Test megaload resuming journey

Oversized Imperial Oil load stranded at Kamiah two weeks

By Elaine Williams of the Tribune
April 27, 2011
Tree limbs were removed and power lines were raised in advance of an Imperial Oil test module resuming its journey on U.S. Highway 12 through Idaho.

The 3-story-tall, 24-foot-wide shipment was scheduled to leave a pullout five miles west of Kamiah at 10 p.m. last night and reach Milepost 139, 35 miles west of the Montana border, by 5:30 a.m. this morning. If that section of the journey went as planned, it is expected to start the final leg of its trip at 10 p.m. today.

It departed Lewiston April 11 on its way to 71/2 miles inside Montana in a trip required by the Idaho Transportation Department to see if a rig its size can navigate U.S. 12. The test module has the dimensions of the largest of more than 100 shipments Imperial Oil wants to send on U.S. 12. The other loads would carry Korean-made modules for a processing plant in the Kearl Oil Sands in Alberta, Canada.
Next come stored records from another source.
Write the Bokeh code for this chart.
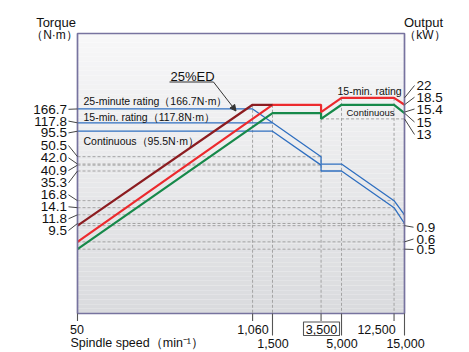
import numpy as np
from math import log10
from bokeh.plotting import figure
from bokeh.models import Range1d, LogScale, Arrow, NormalHead
from bokeh.core.properties import value
from bokeh.embed import file_html
from bokeh.resources import INLINE

# ---------------- data ----------------
speed_row1 = [50, 1060, 3500, 12500]
speed_row1_labels = ["50", "1,060", "3,500", "12,500"]
speed_row2 = [1500, 5000, 15000]
speed_row2_labels = ["1,500", "5,000", "15,000"]

# output (kW) curves
ed25_speed = [50, 1060, 1500]
ed25_kw = [0.9, 18.5, 18.5]
min15_speed = [50, 1500, 3500, 3500, 5000, 12500, 15000]
min15_kw = [0.6, 18.5, 18.5, 15.4, 22, 22, 18.5]
cont_speed = [50, 1500, 3500, 3500, 5000, 12500, 15000]
cont_kw = [0.5, 15, 15, 13, 18.5, 18.5, 15]

# torque (N·m) curves
tq25_speed = [50, 1060, 1500]
tq25_nm = [166.7, 166.7, 117.8]
tq15_speed = [50, 1500, 3500, 3500, 5000, 12500, 15000]
tq15_nm = [117.8, 117.8, 50.5, 42.0, 42.0, 16.8, 11.8]
tqc_speed = [50, 1500, 3500, 3500, 5000, 12500, 15000]
tqc_nm = [95.5, 95.5, 40.9, 35.3, 35.3, 14.1, 9.5]

torque_ticks = [166.7, 117.8, 95.5, 50.5, 42.0, 40.9, 35.3, 16.8, 14.1, 11.8, 9.5]
torque_labels = ["166.7", "117.8", "95.5", "50.5", "42.0", "40.9", "35.3", "16.8", "14.1", "11.8", "9.5"]
out_ticks_hi = [22, 18.5, 15.4, 15, 13]
out_labels_hi = ["22", "18.5", "15.4", "15", "13"]
out_ticks_lo = [0.9, 0.6, 0.5]
out_labels_lo = ["0.9", "0.6", "0.5"]

# guide lines
torque_guides = [50.5, 42.0, 40.9, 35.3, 16.8, 14.1, 11.8, 9.5]
torque_guide_end = [3500, 3500, 3500, 3500, 12500, 12500, 15000, 15000]
vguide_speed = [1060, 1500, 3500, 5000, 12500]
vguide_top_kw = [18.5, 18.5, 18.5, 22, 22]

# ---------------- layout (reference pixel coordinates) ----------------
X0, X1 = 50, 15000          # speed range of chart frame
P0, P1 = 0.1, 110           # output range of chart frame
TQ = 10.0                   # torque axis = output axis x 10
FL, FR, FT, FB = 77, 404, 33, 313
OFF = 0
W, H = 469, 352
DX = (FR - FL) / log10(X1 / X0)
DY = (FB - FT) / log10(P1 / P0)

def X(px):
    return X0 * 10 ** ((px - FL) / DX)

def KW(py):
    return P0 * 10 ** ((FB - py) / DY)

p = figure(width=W, height=H, output_backend="svg", toolbar_location=None,
           x_axis_location=None, y_axis_location=None,
           x_axis_type="log", y_axis_type="log",
           x_range=Range1d(X(OFF), X(OFF + W)),
           y_range=Range1d(KW(OFF + H), KW(OFF)),
           min_border=0)
p.x_scale = LogScale()
p.y_scale = LogScale()
p.extra_y_ranges = {"torque": Range1d(KW(OFF + H) * TQ, KW(OFF) * TQ)}
p.extra_y_scales = {"torque": LogScale()}
p.outline_line_color = None
p.grid.visible = False
p.background_fill_color = "white"
p.border_fill_color = "white"

FONT = value("Liberation Sans")
TXT = "#111111"

# background gradient
edges = np.geomspace(P0, P1, 61)
c_bot = np.array([218, 219, 222])
c_top = np.array([248, 248, 249])
cols = []
for i in range(len(edges) - 1):
    t = (i + 0.5) / (len(edges) - 1)
    c = (c_bot + (c_top - c_bot) * t).astype(int)
    cols.append("#%02x%02x%02x" % tuple(c))
p.quad(left=X0, right=X1, bottom=edges[:-1], top=edges[1:], fill_color=cols, line_color=None)

GUIDE = "#a3a3a3"
# horizontal torque guides
p.segment(x0=[X0] * len(torque_guides), y0=torque_guides, x1=torque_guide_end, y1=torque_guides,
          y_range_name="torque", line_color=GUIDE, line_width=1, line_dash="3 2")
# output guides
p.segment(x0=[X0] * 3, y0=out_ticks_lo, x1=[X1] * 3, y1=out_ticks_lo,
          line_color=GUIDE, line_width=1, line_dash="3 2")
p.segment(x0=[3500], y0=[13], x1=[X1], y1=[13], line_color=GUIDE, line_width=1, line_dash="3 2")
# vertical guides
p.segment(x0=vguide_speed, y0=vguide_top_kw, x1=vguide_speed, y1=[P0] * len(vguide_speed),
          line_color=GUIDE, line_width=1, line_dash="3 2")

# torque curves
BLUE = "#2f6fc0"
for xs, ys in [(tq25_speed, tq25_nm), (tq15_speed, tq15_nm), (tqc_speed, tqc_nm)]:
    p.line(xs, ys, y_range_name="torque", line_color=BLUE, line_width=1.3)

# output curves
p.line(cont_speed, cont_kw, line_color="#16894a", line_width=2.2)
p.line(min15_speed, min15_kw, line_color="#ec2a2e", line_width=2.2)
p.line(ed25_speed, ed25_kw, line_color="#8c1c20", line_width=2.2)

# frame
p.quad(left=[X0], right=[X1], bottom=[P0], top=[P1], fill_color=None,
       line_color="#77739f", line_width=1.7)

# ---- left torque labels with leaders ----
left_label_py = [108.8, 120.6, 132.4, 145.0, 157.3, 170.0, 182.3, 194.3, 206.3, 218.3, 230.0]
p.segment(x0=[X(68)] * len(torque_ticks), y0=[KW(v) for v in left_label_py],
          x1=[X0] * len(torque_ticks), y1=[t / TQ for t in torque_ticks],
          line_color="#444444", line_width=1)
p.text(x=[X(66.5)] * len(torque_ticks), y=[KW(v) for v in left_label_py], text=torque_labels,
       text_font=FONT, text_font_size="13.5px", text_color=TXT,
       text_align="right", text_baseline="middle")

# ---- right output labels with leaders ----
right_hi_py = [85.0, 96.7, 108.5, 121.5, 134.0]
p.segment(x0=[X1] * 5, y0=out_ticks_hi, x1=[X(414)] * 5, y1=[KW(v) for v in right_hi_py],
          line_color="#444444", line_width=1)
p.text(x=[X(416)] * 5, y=[KW(v) for v in right_hi_py], text=out_labels_hi,
       text_font=FONT, text_font_size="13.5px", text_color=TXT,
       text_align="left", text_baseline="middle")
right_lo_py = [226.7, 238.5, 249.0]
p.segment(x0=[X1] * 3, y0=out_ticks_lo, x1=[X(413)] * 3, y1=[KW(v) for v in right_lo_py],
          line_color="#444444", line_width=1)
p.text(x=[X(416)] * 3, y=[KW(v) for v in right_lo_py], text=out_labels_lo,
       text_font=FONT, text_font_size="13.5px", text_color=TXT,
       text_align="left", text_baseline="middle")

# ---- bottom speed ticks and labels ----
p.segment(x0=speed_row1, y0=[P0] * 4, x1=speed_row1, y1=[KW(320.5)] * 4, line_color="#555555", line_width=1.1)
p.segment(x0=speed_row2, y0=[P0] * 3, x1=speed_row2, y1=[KW(335)] * 3, line_color="#555555", line_width=1.1)
row1_x = [X(76.5), X(252.5), X(321), X(376)]
p.text(x=row1_x, y=[KW(329)] * 4, text=speed_row1_labels, text_font=FONT, text_font_size="12.5px",
       text_color=TXT, text_align="center", text_baseline="middle")
p.text(x=[X(272.5), X(341.5), X(405)], y=[KW(342.5)] * 3, text=speed_row2_labels, text_font=FONT,
       text_font_size="12.5px", text_color=TXT, text_align="center", text_baseline="middle")
p.quad(left=[X(303)], right=[X(339)], bottom=[KW(335)], top=[KW(321.5)], fill_color=None,
       line_color="#555555", line_width=1.1)

# ---- titles ----
p.text(x=[X(55.5)], y=[KW(21.5)], text=["Torque"], text_font=FONT, text_font_size="13px",
       text_color=TXT, text_align="center", text_baseline="middle")
p.text(x=[X(54)], y=[KW(34)], text=["（N·m）"], text_font=FONT, text_font_size="12px",
       text_color=TXT, text_align="center", text_baseline="middle")
p.text(x=[X(423)], y=[KW(22)], text=["Output"], text_font=FONT, text_font_size="13px",
       text_color=TXT, text_align="center", text_baseline="middle")
p.text(x=[X(424.5)], y=[KW(34)], text=["（kW）"], text_font=FONT, text_font_size="12px",
       text_color=TXT, text_align="center", text_baseline="middle")
p.text(x=[X(70)], y=[KW(342)], text=["Spindle speed（min⁻¹）"], text_font=FONT, text_font_size="12.5px",
       text_color=TXT, text_align="left", text_baseline="middle")

# ---- curve annotations ----
p.text(x=[X(83)] * 3, y=[KW(100.8), KW(116.2), KW(140)],
       text=["25-minute rating（166.7N·m）", "15-min. rating（117.8N·m）", "Continuous（95.5N·m）"],
       text_font=FONT, text_font_size="10.5px", text_color=TXT, text_align="left", text_baseline="middle")
p.text(x=[X(337)], y=[KW(90)], text=["15-min. rating"], text_font=FONT, text_font_size="10.5px",
       text_color=TXT, text_align="left", text_baseline="middle")
p.text(x=[X(346)], y=[KW(111.7)], text=["Continuous"], text_font=FONT, text_font_size="9.5px",
       text_color=TXT, text_align="left", text_baseline="middle")
p.text(x=[X(170)], y=[KW(76)], text=["25%ED"], text_font=FONT, text_font_size="13px",
       text_color=TXT, text_align="left", text_baseline="middle")
p.segment(x0=[X(169)], y0=[KW(81.5)], x1=[X(213)], y1=[KW(81.5)], line_color="#333333", line_width=1)
p.add_layout(Arrow(end=NormalHead(size=6, fill_color="#333333", line_color="#333333"),
                   x_start=X(213), y_start=KW(81.5), x_end=X(235.5), y_end=KW(110.5),
                   line_color="#333333", line_width=1))

open("out.html", "w").write(file_html(p, INLINE))
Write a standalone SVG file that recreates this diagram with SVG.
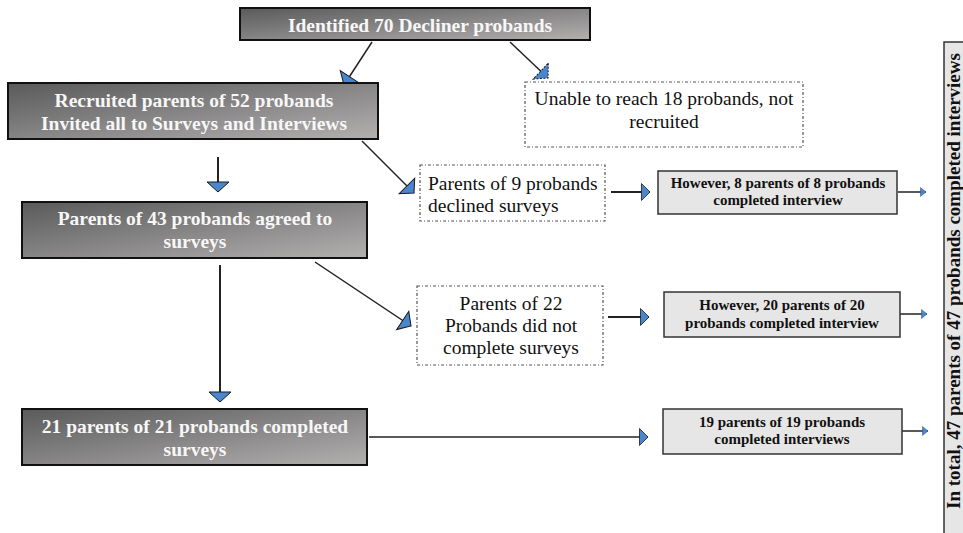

The trip was suspended by ITD after the load knocked down a tree limb in North Lewiston and caused a power outage for about 1,300 residents in the Pierce and Weippe areas.

ITD required a plan to prevent a repeat of the incidents. Three power lines already high enough to accommodate the shipment were raised permanently in the Kamiah area to meet the National Electric Safety code, said Debbie Simock, a spokeswoman for Avista in Spokane.

Doing so caused one brief outage and another of about two hours, Simock said, but Avista employees notified those affected.

A total of 16 power lines were raised, according to ITD.

Trees were trimmed from just outside Kamiah to the Montana border, said Pius Rolheiser, a spokesman for Imperial Oil. “Our intent was that the movement of the test module wouldn’t brush or break any branches.”

In some instances the limbs are being removed from trees in places along the Wild and Scenic River corridor where residents can’t paint their houses without getting permission from the U.S. Forest Service, Sheryl Nims, an owner of Ida-Stone Memorials who resides in the Kamiah area.

“They’re trimming so severely we’re concerned they’ll be a big wind storm and blow them over because they are lopsided now,” said Nims, who has been a citizen observer of the megaloads.

Imperial Oil obtained permission from ITD to do the work on the trees, Rolheiser said. It falls within ITD’s easement for U.S. 12 which includes “the right to manage vegetation within the construction limits of the highway,” according to a prepared statement from the U.S. Forest Service.

The federal agency reviewed the trimming shortly after it started and offered suggestions that were followed about reducing the impact to the “visual character of the corridor,” according to the statement.

Information previously provided by Imperial Oil’s paid hauler indicated it would provide clearance of 3 feet on either side of the highway’s fog line and 32 feet high.

“Some trees have incomplete pruning, with limbs removed only from one side making them look awkward and unbalanced. The pruning of these trees will be completed within a few weeks,” according to the statement from the Forest Service.